====== Information shown

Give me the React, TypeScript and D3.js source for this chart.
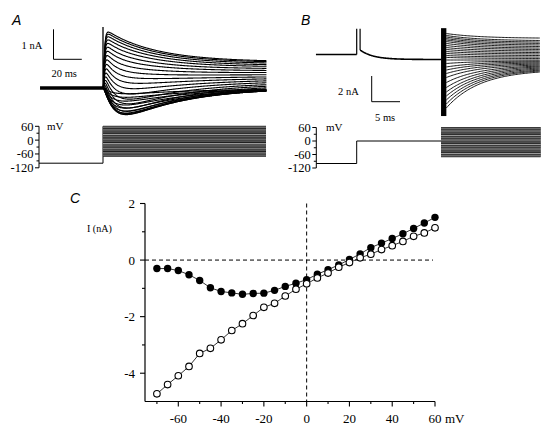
import React from 'react';
import * as d3 from 'd3';

// ---------- Panel C: I-V data ----------
const ivVoltages = [-70, -65, -60, -55, -50, -45, -40, -35, -30, -25, -20, -15, -10, -5, 0, 5, 10, 15, 20, 25, 30, 35, 40, 45, 50, 55, 60];
const ivFilled = [-0.30, -0.30, -0.37, -0.52, -0.72, -0.98, -1.11, -1.16, -1.21, -1.18, -1.17, -1.07, -0.93, -0.82, -0.69, -0.50, -0.34, -0.17, 0.02, 0.22, 0.44, 0.60, 0.76, 0.93, 1.12, 1.31, 1.51];
const ivOpen = [-4.73, -4.40, -4.09, -3.76, -3.30, -3.12, -2.82, -2.49, -2.25, -1.96, -1.67, -1.53, -1.27, -1.03, -0.84, -0.63, -0.46, -0.25, -0.09, 0.08, 0.21, 0.37, 0.51, 0.66, 0.84, 0.96, 1.14];
const cXTicks = [-60, -40, -20, 0, 20, 40, 60];
const cXMinor = [-70, -50, -30, -10, 10, 30, 50];
const cYTicks = [2, 0, -2, -4];
const cYMinor = [1, -1, -3];

// ---------- Panel A: current traces (nA), one per test potential -70..60 mV ----------
const aOutPeak = [0, 0, 0, 0, 0.02, 0.05, 0.08, 0.12, 0.17, 0.23, 0.30, 0.38, 0.47, 0.57, 0.68, 0.80, 0.92, 1.05, 1.18, 1.30, 1.42, 1.54, 1.65, 1.75, 1.85, 1.93, 2.00];
const aOutEnd = [-0.03, -0.03, -0.02, -0.02, -0.01, 0, 0.01, 0.02, 0.04, 0.06, 0.09, 0.12, 0.16, 0.20, 0.25, 0.30, 0.35, 0.40, 0.46, 0.52, 0.58, 0.64, 0.70, 0.75, 0.80, 0.84, 0.87];
const aInward = [0.18, 0.30, 0.43, 0.56, 0.68, 0.80, 0.89, 0.96, 1.01, 1.02, 1.00, 0.95, 0.88, 0.80, 0.71, 0.62, 0.52, 0.43, 0.35, 0.27, 0.20, 0.15, 0.10, 0.06, 0.04, 0.02, 0.01];

// ---------- Panel B: tail currents (nA) at start and end of the tail step ----------
const bTailStart = [-3.77, -3.46, -3.15, -2.84, -2.53, -2.18, -1.79, -1.40, -1.09, -0.82, -0.58, -0.31, -0.04, 0.16, 0.31, 0.47, 0.62, 0.78, 0.93, 1.09, 1.25, 1.40, 1.52, 1.63, 1.75, 1.87, 2.02];
const bTailEnd = [-0.97, -0.89, -0.82, -0.74, -0.66, -0.58, -0.51, -0.43, -0.35, -0.27, -0.19, -0.12, -0.04, 0.08, 0.19, 0.31, 0.43, 0.54, 0.66, 0.78, 0.89, 1.01, 1.13, 1.25, 1.36, 1.48, 1.67];
const bHoldCurrent = 0.39;
const bStepPeak = 0.74;
const bClip = 2.4;

// Voltage protocol
const vTicks = [60, 0, -60, -120];
const vMinor = [30, -30, -90];
const holdV = -100;
const prepulseV = 0;

const serif = "'Liberation Serif', 'Times New Roman', serif";
const sans = "'Liberation Sans', Arial, sans-serif";
const blockGrays = ['#2a2a2a', '#6a6a6a', '#3a3a3a', '#9a9a9a', '#202020', '#555555', '#444444', '#888888'];

// ---------- scales ----------
const vScaleA = d3.scaleLinear().domain([-120, 60]).range([167.8, 126.3]);
const vScaleB = d3.scaleLinear().domain([-120, 60]).range([168, 127.5]);

const tA = d3.scaleLinear().domain([0, 20]).range([103, 131.3]);
const iA = d3.scaleLinear().domain([0, 1]).range([88, 58]);

const tB = d3.scaleLinear().domain([0, 5]).range([356.7, 385]);
const iB = d3.scaleLinear().domain([0, 2]).range([59.5, 33.8]);

const xC = d3.scaleLinear().domain([-60, 60]).range([178.3, 435]);
const yC = d3.scaleLinear().domain([-5, 2]).range([401.5, 203.5]);

function aCurrent(i: number, t: number): number {
  const rise = 1 - Math.exp(-t / 0.8);
  const out = (aOutEnd[i] + (aOutPeak[i] - aOutEnd[i]) * Math.exp(-t / 35)) * rise;
  const shape = (Math.exp(-t / 45) - Math.exp(-t / 7)) / 0.599;
  return out - aInward[i] * shape;
}

function toPath(pts: [number, number][]): string {
  return pts.map((p, k) => (k === 0 ? 'M' : 'L') + p[0].toFixed(2) + ',' + p[1].toFixed(2)).join('');
}

function VAxis({ x, scale, label, labelX }: { x: number; scale: any; label: string; labelX: number }) {
  return (
    <g>
      <line x1={x} x2={x} y1={scale(60)} y2={scale(-120)} stroke="#000" strokeWidth={1} />
      {vTicks.map((v) => (
        <g key={v}>
          <line x1={x - 4} x2={x} y1={scale(v)} y2={scale(v)} stroke="#000" strokeWidth={1} />
          <text x={x - 5.5} y={scale(v)} dy="0.35em" textAnchor="end" fontFamily={serif} fontSize={12.5}>
            {v}
          </text>
        </g>
      ))}
      {vMinor.map((v) => (
        <line key={v} x1={x - 2.5} x2={x} y1={scale(v)} y2={scale(v)} stroke="#000" strokeWidth={1} />
      ))}
      <text x={labelX} y={scale(60)} dy="0.35em" fontFamily={serif} fontSize={11}>
        {label}
      </text>
    </g>
  );
}

function Block({ x0, x1, scale }: { x0: number; x1: number; scale: any }) {
  return (
    <g>
      <rect x={x0} y={scale(60)} width={x1 - x0} height={scale(-70) - scale(60)} fill="#444" />
      {ivVoltages.map((v, i) => (
        <line key={v} x1={x0} x2={x1} y1={scale(v)} y2={scale(v)} stroke={blockGrays[i % blockGrays.length]} strokeWidth={1.1} />
      ))}
    </g>
  );
}

export default function App() {
  // ----- Panel A traces -----
  const tSamples = d3.range(0, 115.25, 0.4);
  const aPaths = ivVoltages.map((_, i) =>
    toPath(tSamples.map((t) => [tA(t + 0.3), iA(aCurrent(i, t))] as [number, number]))
  );
  const aPeakTop = iA(d3.max(aOutPeak) as number) - 1;

  // ----- Panel B traces -----
  const tailStartT = 15.84;
  const tailEndT = 32.5;
  const T = tailEndT - tailStartT;
  const tau = 6;
  const tailSamples = d3.range(0, T + 0.01, 0.25);
  const bPaths = ivVoltages.map((_, i) =>
    toPath(
      tailSamples.map((s) => {
        const f = (Math.exp(-s / tau) - Math.exp(-T / tau)) / (1 - Math.exp(-T / tau));
        const I = bTailEnd[i] + (bTailStart[i] - bTailEnd[i]) * f;
        return [tB(tailStartT + s), iB(I)] as [number, number];
      })
    )
  );
  const stepSamples = d3.range(0.6, 14.95, 0.1);
  const bStepPath = toPath(stepSamples.map((t) => [tB(t), iB(bStepPeak * Math.exp(-(t - 0.6) / 2.3))] as [number, number]));

  // ----- Panel C -----
  const lineC = d3
    .line<number>()
    .x((_, i) => xC(ivVoltages[i]))
    .y((d) => yC(d));

  const barA = iA(0) - iA(1);
  const axA = 39;

  return (
    <svg width={546} height={427} style={{ position: 'absolute', left: 0, top: 0, background: '#fff' }}>
      <rect x={0} y={0} width={546} height={427} fill="#fff" />

      {/* ================= Panel A ================= */}
      <text x={12} y={25} fontFamily={sans} fontStyle="italic" fontSize={14}>A</text>
      <line x1={53.5} x2={53.5} y1={29.3} y2={29.3 + barA} stroke="#000" strokeWidth={1} />
      <line x1={53.5} x2={53.5 + (tA(20) - tA(0))} y1={29.3 + barA} y2={29.3 + barA} stroke="#000" strokeWidth={1} />
      <text x={21.5} y={48.5} fontFamily={serif} fontSize={10.5}>1 nA</text>
      <text x={51.5} y={77} fontFamily={serif} fontSize={10.5}>20 ms</text>
      <line x1={tA(-44.5)} x2={tA(0)} y1={iA(0)} y2={iA(0)} stroke="#000" strokeWidth={3.5} />
      <line x1={tA(0)} x2={tA(0)} y1={iA(0)} y2={aPeakTop} stroke="#000" strokeWidth={1.3} />
      {aPaths.map((d, i) => (
        <path key={i} d={d} fill="none" stroke="#000" strokeWidth={1.1} />
      ))}

      <VAxis x={axA} scale={vScaleA} label="mV" labelX={47} />
      <path
        d={`M${axA},${vScaleA(holdV)} L${tA(0)},${vScaleA(holdV)} L${tA(0)},${vScaleA(60)}`}
        fill="none"
        stroke="#000"
        strokeWidth={1}
      />
      <Block x0={tA(0)} x1={tA(115.2)} scale={vScaleA} />

      {/* ================= Panel B ================= */}
      <text x={301} y={25} fontFamily={sans} fontStyle="italic" fontSize={14}>B</text>
      <line x1={tB(-7.2)} x2={tB(0)} y1={iB(bHoldCurrent)} y2={iB(bHoldCurrent)} stroke="#000" strokeWidth={1.6} />
      <line x1={tB(0)} x2={tB(0)} y1={iB(bHoldCurrent)} y2={iB(bClip)} stroke="#000" strokeWidth={1.2} />
      <line x1={tB(0.6)} x2={tB(0.6)} y1={iB(bClip)} y2={iB(bStepPeak)} stroke="#000" strokeWidth={1.2} />
      <path d={bStepPath} fill="none" stroke="#000" strokeWidth={1.6} />
      {bPaths.map((d, i) => (
        <path key={i} d={d} fill="none" stroke="#000" strokeWidth={0.9} />
      ))}
      <rect x={tB(14.9)} y={iB(bClip) - 0.5} width={tB(tailStartT) - tB(14.9)} height={iB(-4.4) - iB(bClip) + 0.5} fill="#000" />
      <line x1={371.7} x2={371.7} y1={101.7 - (iB(0) - iB(2))} y2={101.7} stroke="#000" strokeWidth={1} />
      <line x1={371.7} x2={371.7 + (tB(5) - tB(0))} y1={101.7} y2={101.7} stroke="#000" strokeWidth={1} />
      <text x={338} y={95} fontFamily={serif} fontSize={10.5}>2 nA</text>
      <text x={375} y={121} fontFamily={serif} fontSize={10.5}>5 ms</text>

      <VAxis x={316.3} scale={vScaleB} label="mV" labelX={326} />
      <path
        d={`M316.3,${vScaleB(holdV)} L${tB(0)},${vScaleB(holdV)} L${tB(0)},${vScaleB(prepulseV)} L${tB(14.9)},${vScaleB(prepulseV)}`}
        fill="none"
        stroke="#000"
        strokeWidth={1}
      />
      <Block x0={tB(14.9)} x1={tB(tailEndT)} scale={vScaleB} />

      {/* ================= Panel C ================= */}
      <text x={70} y={203} fontFamily={sans} fontStyle="italic" fontSize={14}>C</text>
      <text x={87} y={231.5} fontFamily={serif} fontSize={10}>I (nA)</text>
      <line x1={145} x2={145} y1={yC(2)} y2={yC(-5)} stroke="#000" strokeWidth={1.2} />
      <line x1={145} x2={xC(60)} y1={yC(-5)} y2={yC(-5)} stroke="#000" strokeWidth={1.2} />
      {cYTicks.map((v) => (
        <g key={v}>
          <line x1={140} x2={145} y1={yC(v)} y2={yC(v)} stroke="#000" strokeWidth={1.1} />
          <text x={135} y={yC(v)} dy="0.35em" textAnchor="end" fontFamily={serif} fontSize={13}>
            {v}
          </text>
        </g>
      ))}
      {cYMinor.map((v) => (
        <line key={v} x1={142} x2={145} y1={yC(v)} y2={yC(v)} stroke="#000" strokeWidth={1.1} />
      ))}
      {cXTicks.map((v) => (
        <g key={v}>
          <line x1={xC(v)} x2={xC(v)} y1={yC(-5)} y2={yC(-5) + 5} stroke="#000" strokeWidth={1.1} />
          <text x={xC(v)} y={423} textAnchor="middle" fontFamily={serif} fontSize={13}>
            {v}
          </text>
        </g>
      ))}
      <text x={xC(60) + 10} y={423} fontFamily={serif} fontSize={13}>mV</text>
      {cXMinor.map((v) => (
        <line key={v} x1={xC(v)} x2={xC(v)} y1={yC(-5)} y2={yC(-5) + 2.5} stroke="#000" strokeWidth={1.1} />
      ))}
      <line x1={145} x2={433} y1={yC(0)} y2={yC(0)} stroke="#000" strokeWidth={1} strokeDasharray="4,3" />
      <line x1={xC(0)} x2={xC(0)} y1={yC(2)} y2={yC(-5)} stroke="#000" strokeWidth={1} strokeDasharray="4,3" />
      <path d={lineC(ivFilled) || ''} fill="none" stroke="#000" strokeWidth={0.8} />
      <path d={lineC(ivOpen) || ''} fill="none" stroke="#000" strokeWidth={0.8} />
      {ivFilled.map((v, i) => (
        <circle key={'f' + i} cx={xC(ivVoltages[i])} cy={yC(v)} r={3.7} fill="#000" />
      ))}
      {ivOpen.map((v, i) => (
        <circle key={'o' + i} cx={xC(ivVoltages[i])} cy={yC(v)} r={3.3} fill="#fff" stroke="#000" strokeWidth={1.1} />
      ))}
    </svg>
  );
}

============

▸ What you need to do: Skip the pictures and restate exactly the lines from the beginning of the listing to the line with "import * as d3 from 'd3';", that line included.

▸ Answer to the exercise:
Give me the React, TypeScript and D3.js source for this chart.
import React from 'react';
import * as d3 from 'd3';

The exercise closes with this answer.